In 2000, with the Internet now a significant presence in people’s lives, Vietzke joined an email list where people would share information with each other about the area in Illinois where Vietzke’s family lived. But the mail list was limited in scope. It wouldn’t allow a user to attach documents or pictures to messages.
A few years later she saw an opportunity to build a similar community on Facebook. There the group could expand the type of information they shared to include photographs and scans of documents.
“With Facebook there’s not the database in between the people,” said Vietzke. “It’s face-to-face. You ask a question and someone else responds.”
The Franklin County Illinois Genealogy Group was a hodgepodge of young and old members. The front page was a smorgasbord of questions, answers, pictures, obituaries and old newspaper articles. Within the digital din was a small group of which Vietzke was and is a part of. They would help answer the various questions.
“Each person brings a different resource to the table,” Vietzke explained. “One person has a copy of birth records. Another has a collection of old newspapers from a subscription a relative had. Another one lives in the community and can walk out to graveyards to check out specific tombstones.”
Together the group engaged in a shared quest to discover as much as possible of a community literally fading from memory. And in this search for the community of their ancestors a new community formed.
“There’s no real pot of gold at the end of the rainbow for me with this,” Vietzke said. “The reward is in the finding, in the hunt, in the moment. It’s not just knowing the answer, it’s how I can find the answer.”
That love for the search follows her into other aspects of her life. At ACES, where she has worked since 2012, she asks her co-workers for information about their pasts and helps them discover things they never knew.
“She can find anything that’s historical,” said Lee Bennet, an administrative secretary for ACES.
Bennet’s father was a fireman in Peru, Indiana where Bennet grew up. Vietzke found an article on
how, during one particularly nasty fire, Bennet’s father had gone into the building through a window and saved a child’s life.
“He was a hero,” Bennet said with a smile. “That’s Debbie though, she just finds these things.”
When asked how someone newly interested in their genealogy could get started, Vietzke advised going to an ancestor first.
“You should go to your parents, your grandparents and if you’re lucky your great grandparents. And you need to know what questions to ask, you should get a list.”
Nancy Strickland, an Indiana Room Associate at the New Albany-Floyd County Public Library, echoed Vietzke’s sentiments. The Indiana Room is a resource for someone looking to begin their genealogical search and a place to acquire such a list.
“When someone comes in we would first ask them what they already know,” Strickland said. “The more information you have, the more specific that information, the more we can help you find what you’re looking for.”

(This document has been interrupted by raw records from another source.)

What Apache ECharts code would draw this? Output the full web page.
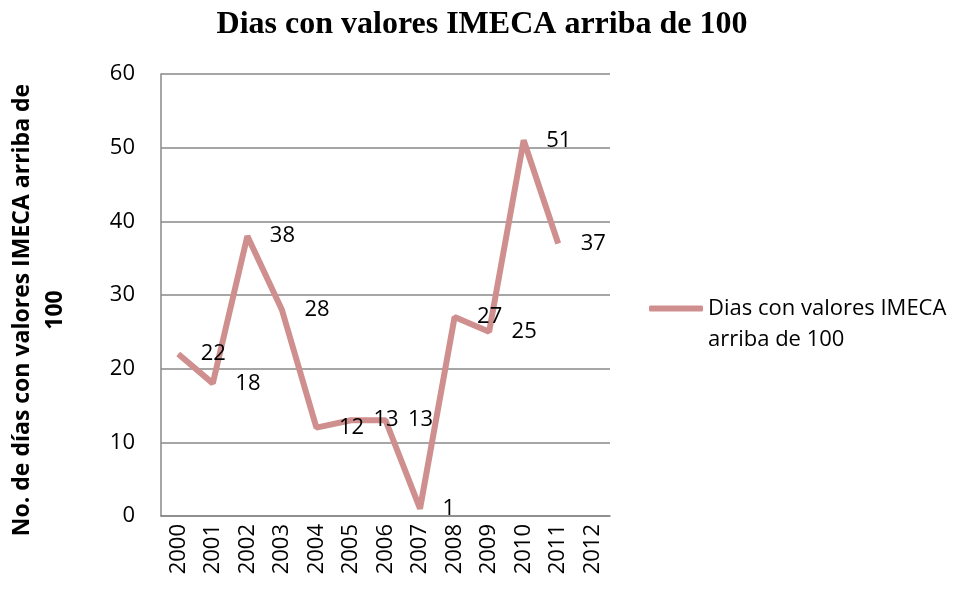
<!DOCTYPE html>
<html>
<head>
<meta charset="utf-8">
<script src="https://cdn.jsdelivr.net/npm/echarts@6/dist/echarts.min.js"></script>
<style>
  html, body { margin: 0; padding: 0; background: #fff; }
  #chart { width: 964px; height: 590px; }
</style>
</head>
<body>
<div id="chart"></div>
<script>
var years = ['2000', '2001', '2002', '2003', '2004', '2005', '2006', '2007', '2008', '2009', '2010', '2011', '2012'];
var dias = [22, 18, 38, 28, 12, 13, 13, 1, 27, 25, 51, 37];
var serieName = 'Dias con valores IMECA arriba de 100';

var chart = echarts.init(document.getElementById('chart'));
var option = {
    animation: false,
    backgroundColor: '#fff',
    title: {
        text: 'Dias con valores IMECA arriba de 100',
        left: 'center',
        top: 4,
        textStyle: {
            fontFamily: 'Liberation Serif',
            fontWeight: 'bold',
            fontSize: 32,
            color: '#000'
        }
    },
    legend: {
        orient: 'vertical',
        left: 644,
        top: 257,
        data: [serieName],
        icon: 'roundRect',
        itemWidth: 54,
        itemHeight: 6,
        itemGap: 6,
        // linea en blanco arriba para que el icono quede a la altura de la 1a linea
        formatter: function () {
            return ' \nDias con valores IMECA\narriba de 100';
        },
        textStyle: {
            fontFamily: 'Open Sans',
            fontSize: 22,
            color: '#000',
            lineHeight: 31
        }
    },
    grid: {
        left: 161,
        right: 354,
        top: 74,
        bottom: 74,
        outerBoundsMode: 'none',
        containLabel: false
    },
    xAxis: {
        type: 'category',
        data: years,
        boundaryGap: true,
        axisLine: { lineStyle: { color: '#888', width: 1.5 } },
        axisTick: { show: false },
        axisLabel: {
            rotate: 90,
            interval: 0,
            margin: 8,
            fontFamily: 'Open Sans',
            fontSize: 22,
            color: '#000'
        }
    },
    yAxis: {
        type: 'value',
        min: 0,
        max: 60,
        interval: 10,
        name: 'No. de días con valores IMECA arriba de\n100',
        nameLocation: 'middle',
        nameRotate: 90,
        nameGap: 89,
        nameTextStyle: {
            fontFamily: 'Open Sans',
            fontWeight: 'bold',
            fontSize: 23,
            color: '#000',
            lineHeight: 33,
            padding: [0, 30, 0, 0]
        },
        axisLine: { show: true, lineStyle: { color: '#888', width: 1.5 } },
        axisTick: { show: false },
        splitLine: { lineStyle: { color: '#888', width: 1.5 } },
        axisLabel: {
            margin: 26,
            fontFamily: 'Open Sans',
            fontSize: 22,
            color: '#000'
        }
    },
    series: [
        {
            name: serieName,
            type: 'line',
            data: dias,
            symbol: 'circle',
            symbolSize: 1,
            showSymbol: true,
            lineStyle: { color: '#CF8F8F', width: 6 },
            itemStyle: { color: '#CF8F8F' },
            label: {
                show: true,
                position: 'right',
                distance: 22,
                offset: [0, 2],
                fontFamily: 'Open Sans',
                fontSize: 22,
                color: '#000'
            },
            labelLayout: { hideOverlap: false }
        }
    ]
};
chart.setOption(option);
</script>
</body>
</html>
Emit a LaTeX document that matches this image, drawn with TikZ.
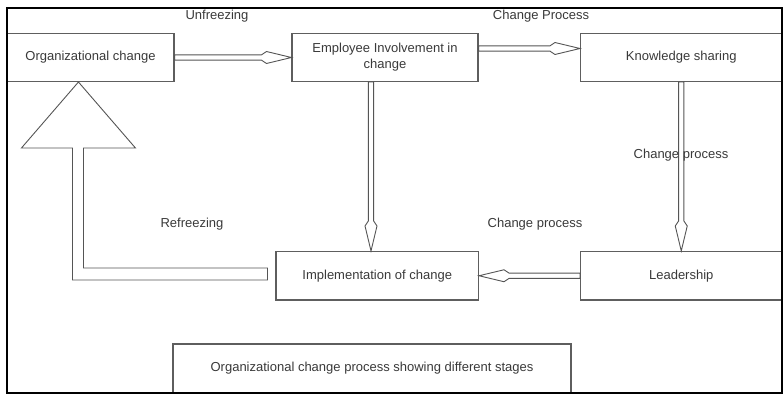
\documentclass[tikz,border=0pt]{standalone}
\usepackage{fontspec}
\setmainfont{Liberation Sans}
\usetikzlibrary{calc}
\definecolor{boxgray}{HTML}{5E5E5E}
\definecolor{arrgray}{HTML}{555555}
\definecolor{txtgray}{HTML}{3A3A3A}
\newcommand\hollowarrow[2]{%
  \draw[arr] let \p1=#1, \p2=#2, \n1={atan2(\y2-\y1,\x2-\x1)}, \n2={veclen(\x2-\x1,\y2-\y1)} in
    [shift={(\p1)}, rotate=\n1] (0,-2.6) -- ({\n2-30},-2.6) -- ({\n2-25},-6) -- (\n2,0) -- ({\n2-25},6) -- ({\n2-30},2.6) -- (0,2.6) -- cycle;}
\begin{document}
\begin{tikzpicture}[x=1pt,y=-1pt,
  box/.style={draw=boxgray, line width=1.1pt, rectangle, inner sep=0pt, text=txtgray,
    font=\fontsize{13}{16}\selectfont, align=center},
  lbl/.style={text=txtgray, font=\fontsize{13}{16}\selectfont, inner sep=0pt},
  arr/.style={draw=arrgray, line width=0.9pt, fill=white, line join=miter}]
\useasboundingbox (0,0) rectangle (783,395);
\fill[white] (0,0) rectangle (783,395);
% boxes
\node[box, minimum width=167pt, minimum height=48pt] (org) at (90.5,57.5) {Organizational change};
\node[box, minimum width=186pt, minimum height=48pt] (emp) at (385,57.5) {Employee Involvement in\\change};
\node[box, minimum width=201.5pt, minimum height=48pt] (know) at (681.25,57.5) {Knowledge sharing};
\node[box, minimum width=201.5pt, minimum height=48.5pt] (lead) at (681.25,275.75) {Leadership};
\node[box, minimum width=202.5pt, minimum height=48.5pt] (impl) at (377.25,275.75) {Implementation of change};
\node[box, minimum width=398pt, minimum height=49pt] (cap) at (372,368.5) {Organizational change process showing different stages};
% arrows
\hollowarrow{(org.east)}{(emp.west)}
\hollowarrow{([yshift=9pt]emp.east)}{([yshift=9pt]know.west)}
\hollowarrow{(know.south)}{(lead.north)}
\hollowarrow{([xshift=-14pt]emp.south)}{([xshift=-6.25pt]impl.north)}
\hollowarrow{(lead.west)}{(impl.east)}
% refreezing arrow
\draw[arr] ([xshift=-8pt,yshift=7.75pt]impl.west) -- ++(-184,0) -- ++(0,-120) -- ++(52,0)
  -- ++(-57,-66) -- ++(-57,66) -- ++(51,0) -- ++(0,132) -- ++(195,0) -- cycle;
% labels
\node[lbl] (l1) at (217,16.5) {Unfreezing};
\node[lbl] (l2) at (541,16.5) {Change Process};
\node[lbl] (l3) at (681,155) {Change process};
\node[lbl] (l4) at (535,224) {Change process};
\node[lbl] (l5) at (192,224.5) {Refreezing};
% frame
\draw[line width=1.6pt] (7,8) rectangle (782,393);
\end{tikzpicture}
\end{document}
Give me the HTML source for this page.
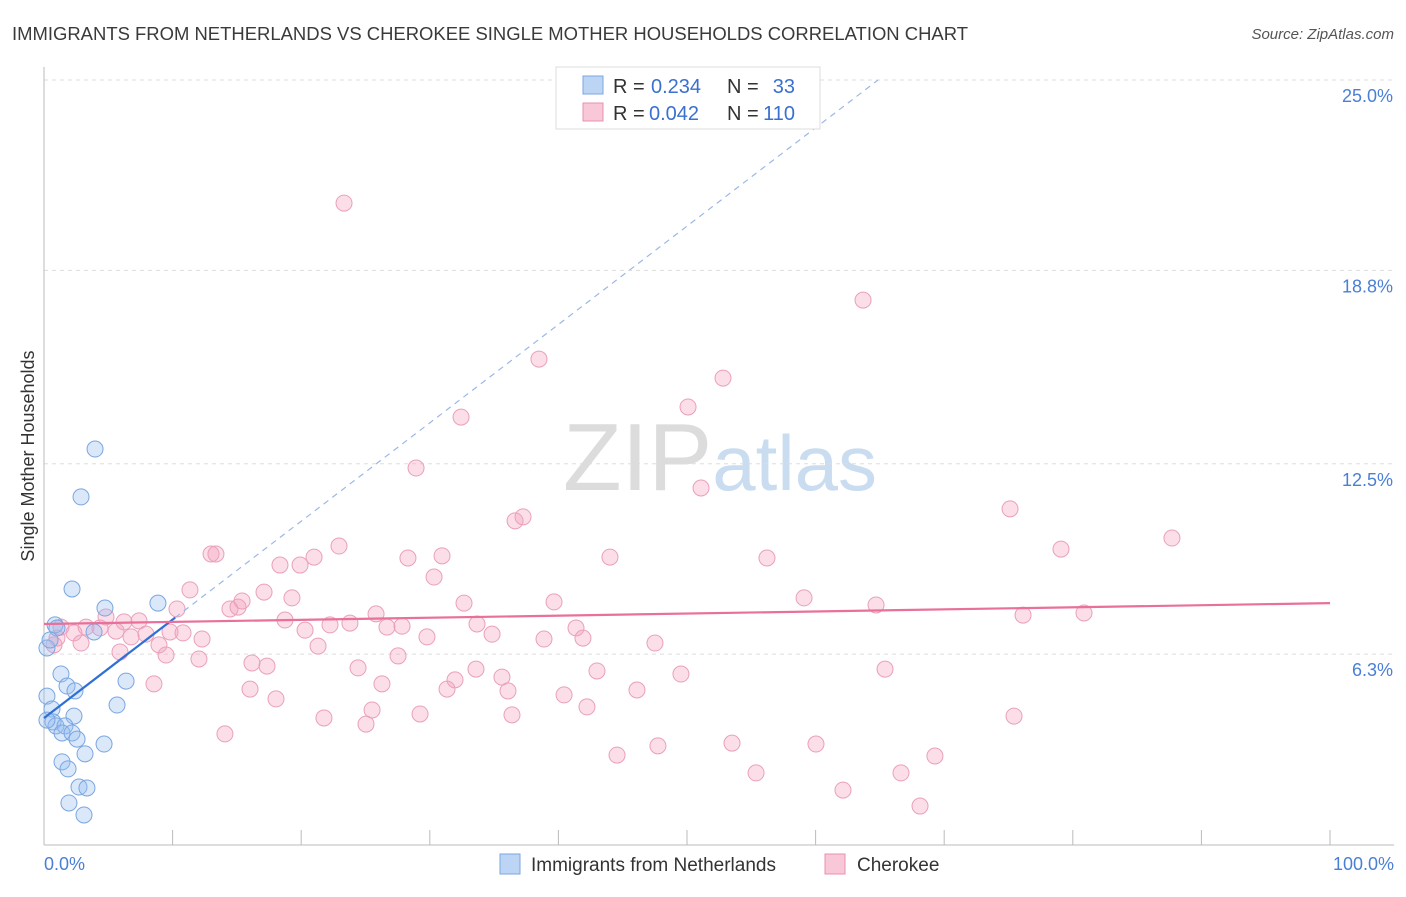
<!DOCTYPE html>
<html><head><meta charset="utf-8">
<style>
body{margin:0;background:#fff;font-family:"Liberation Sans",sans-serif;}
svg text{font-family:"Liberation Sans",sans-serif;}
</style></head><body>
<svg id="chart" width="1406" height="892" viewBox="0 0 1406 892">
<text x="12" y="40" font-size="18" fill="#3a3a3a" textLength="956" lengthAdjust="spacingAndGlyphs">IMMIGRANTS FROM NETHERLANDS VS CHEROKEE SINGLE MOTHER HOUSEHOLDS CORRELATION CHART</text>
<text x="1394" y="39" font-size="15" fill="#555" text-anchor="end" font-style="italic">Source: ZipAtlas.com</text>
<text x="720" y="490" font-size="96" text-anchor="middle" fill="#d8d8d8" font-family="Liberation Serif"><tspan fill="#dcdcdc">ZIP</tspan><tspan fill="#c9dcf0" font-family="Liberation Sans" font-size="78">atlas</tspan></text>
<g id="grid"></g>
<g id="axes"></g>
<g id="marks"></g>
<text transform="translate(34,456) rotate(-90)" font-size="18" fill="#333" text-anchor="middle">Single Mother Households</text>
<g>
<rect x="556" y="67" width="264" height="62" fill="#fff" stroke="#ddd"/>
<rect x="583" y="76" width="20" height="18" fill="#bcd5f5" stroke="#7aa6e0"/>
<text x="613" y="93" font-size="20" fill="#333">R =</text>
<text x="651" y="93" font-size="20" fill="#3a70d0">0.234</text>
<text x="727" y="93" font-size="20" fill="#333">N =</text>
<text x="795" y="93" font-size="20" fill="#3a70d0" text-anchor="end">33</text>
<rect x="583" y="103" width="20" height="18" fill="#f8c8d8" stroke="#e890b0"/>
<text x="613" y="120" font-size="20" fill="#333">R =</text>
<text x="649" y="120" font-size="20" fill="#3a70d0">0.042</text>
<text x="727" y="120" font-size="20" fill="#333">N =</text>
<text x="795" y="120" font-size="20" fill="#3a70d0" text-anchor="end">110</text>
</g>
<g>
<rect x="500" y="854" width="20" height="20" fill="#bcd5f5" stroke="#7aa6e0"/>
<text x="531" y="871" font-size="19" fill="#333">Immigrants from Netherlands</text>
<rect x="825" y="854" width="20" height="20" fill="#f8c8d8" stroke="#e890b0"/>
<text x="857" y="871" font-size="19" fill="#333">Cherokee</text>
</g>
</svg>
<script>
const yTicks=[25.0,18.8,12.5,6.3];
const yTickLabels=["25.0%","18.8%","12.5%","6.3%"];
const xTickLabels=["0.0%","100.0%"];
const blueX=[3.97,2.88,2.18,4.74,8.86,0.86,3.89,0.23,1.32,1.79,2.41,6.38,5.68,0.23,0.62,2.33,0.70,0.93,1.63,1.40,2.18,2.57,4.67,3.19,1.40,1.87,2.72,3.34,1.94,3.11,1.01,0.23,0.47];
const blueY=[12.98,11.42,8.42,7.8,7.96,7.25,7.02,6.5,5.65,5.26,5.1,5.42,4.64,4.93,4.51,4.28,4.09,3.96,3.96,3.73,3.73,3.53,3.37,3.05,2.79,2.56,1.97,1.94,1.45,1.06,7.15,4.15,6.76];
const pinkX=[23.33,63.69,38.49,52.8,50.08,32.43,28.93,51.09,36.63,37.25,75.12,87.71,79.08,12.99,13.37,22.94,21.0,18.35,19.91,28.3,30.95,44.01,56.22,30.33,11.35,17.11,19.28,32.66,39.66,59.1,64.7,80.87,76.13,10.34,14.46,15.09,15.4,25.82,7.39,6.22,18.74,22.24,23.79,26.67,27.84,33.67,41.37,4.82,4.35,3.27,1.32,2.33,1.01,0.78,2.88,5.6,6.77,7.93,9.8,10.81,12.29,20.3,29.78,34.84,38.88,41.91,47.51,21.31,8.94,9.49,5.91,12.05,16.17,17.34,24.42,27.53,33.59,35.61,43.0,49.53,65.4,8.55,16.02,18.04,26.28,31.96,31.34,36.08,40.44,46.11,42.22,25.51,21.77,25.04,29.24,36.39,75.43,14.07,47.74,53.5,60.03,44.56,69.28,55.37,66.64,62.13,68.12];
const pinkY=[20.99,17.83,15.91,15.29,14.35,14.02,12.36,11.71,10.64,10.77,11.03,10.08,9.72,9.56,9.56,9.82,9.46,9.2,9.2,9.43,9.5,9.46,9.43,8.81,8.39,8.32,8.13,7.96,8.0,8.13,7.9,7.64,7.57,7.77,7.77,7.83,8.03,7.61,7.38,7.35,7.41,7.25,7.31,7.18,7.21,7.28,7.15,7.51,7.15,7.18,7.18,6.99,6.82,6.6,6.66,7.05,6.86,6.95,7.02,6.99,6.79,7.08,6.86,6.95,6.79,6.82,6.66,6.56,6.6,6.27,6.37,6.14,6.01,5.91,5.85,6.24,5.81,5.55,5.75,5.65,5.81,5.33,5.16,4.84,5.33,5.46,5.16,5.1,4.97,5.13,4.58,4.48,4.22,4.02,4.35,4.32,4.28,3.7,3.31,3.4,3.37,3.01,2.98,2.43,2.43,1.87,1.35];
const blueTrend=[4.22,0.3204];
const pinkTrend=[7.28,0.0068];
const NS="http://www.w3.org/2000/svg";
const X=v=>44+v*12.86;
const Y=v=>80+(25-v)*30.7;
function mk(tag,attrs,parent){const e=document.createElementNS(NS,tag);for(const k in attrs)e.setAttribute(k,attrs[k]);parent.appendChild(e);return e;}
const grid=document.getElementById('grid'),axes=document.getElementById('axes'),marks=document.getElementById('marks');
yTicks.forEach((t,i)=>{
 const l=mk('line',{x1:44,x2:1394,y1:Y(t),y2:Y(t),stroke:'#ddd','stroke-dasharray':'4,4'},grid);
 
 
 const tx=mk('text',{x:1393,y:Y(t)+22,'font-size':18,fill:'#4a7fd6','text-anchor':'end'},axes);
 tx.textContent=yTickLabels[i];
 
 
});
const ya=mk('line',{x1:44,x2:44,y1:67,y2:845,stroke:'#bbb'},axes);


const xa=mk('line',{x1:44,x2:1394,y1:845,y2:845,stroke:'#bbb'},axes);


for(let i=0;i<=10;i++){
 const t=mk('line',{x1:X(i*10),x2:X(i*10),y1:830,y2:845,stroke:'#bbb'},axes);
 
 
}
[[0,'start',44],[100,'end',1394]].forEach((d,i)=>{
 const tx=mk('text',{x:d[2],y:870,'font-size':18,fill:'#4a7fd6','text-anchor':d[1]},axes);
 tx.textContent=xTickLabels[i];
 
 
});
pinkX.forEach((x,i)=>{
 const c=mk('circle',{cx:X(x),cy:Y(pinkY[i]),r:8,fill:'rgba(244,160,190,0.35)',stroke:'#eaa0bb','stroke-width':1},marks);
 
 
});
blueX.forEach((x,i)=>{
 const c=mk('circle',{cx:X(x),cy:Y(blueY[i]),r:8,fill:'rgba(150,190,240,0.35)',stroke:'#7aa6e0','stroke-width':1},marks);
 
 
});
const bEnd=(25-blueTrend[0])/blueTrend[1];
const bd=mk('line',{x1:X(0),y1:Y(blueTrend[0]),x2:X(bEnd),y2:Y(25),stroke:'#9bb8e6','stroke-width':1.2,'stroke-dasharray':'6,5'},marks);


const bs=mk('line',{x1:X(0),y1:Y(blueTrend[0]),x2:X(10.2),y2:Y(blueTrend[0]+blueTrend[1]*10.2),stroke:'#2f6fd6','stroke-width':2.2},marks);


const pl=mk('line',{x1:X(0),y1:Y(pinkTrend[0]),x2:X(100),y2:Y(pinkTrend[0]+pinkTrend[1]*100),stroke:'#e8709a','stroke-width':2.2},marks);


</script>
</body></html>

The Indiana Room has a free subscription to Ancestry.com that is available to library members. It also boasts a series of classes in the spring and fall on how to research your genealogy.
“Most people discover things about themselves,” Vietzke said. “They say things to you like, ‘I think the reason I do something is because this relative did it too.’ We all see things in our parents but when you see it that far back, you get curious. You start to wonder if maybe there are certain things that are just ingrained in you.”
Vietzke says she doesn’t take her family history personally. That after a few generations back it becomes “just a story.” She says that her search is not one of deeper meaning where she is really looking for herself.
“I’m not trying to find myself but I suppose I sometimes do,” said Vietzke.
Vietzke’s pursuit is an act of time travel, bringing an unseen past to light. We have built our present upon this past and it continues to gift us the good and the bad of today.
Vietzke’s search reciprocates this gift in the only way she can.
“When you uncover a person previously hidden by time, when you remember them, you honor them.”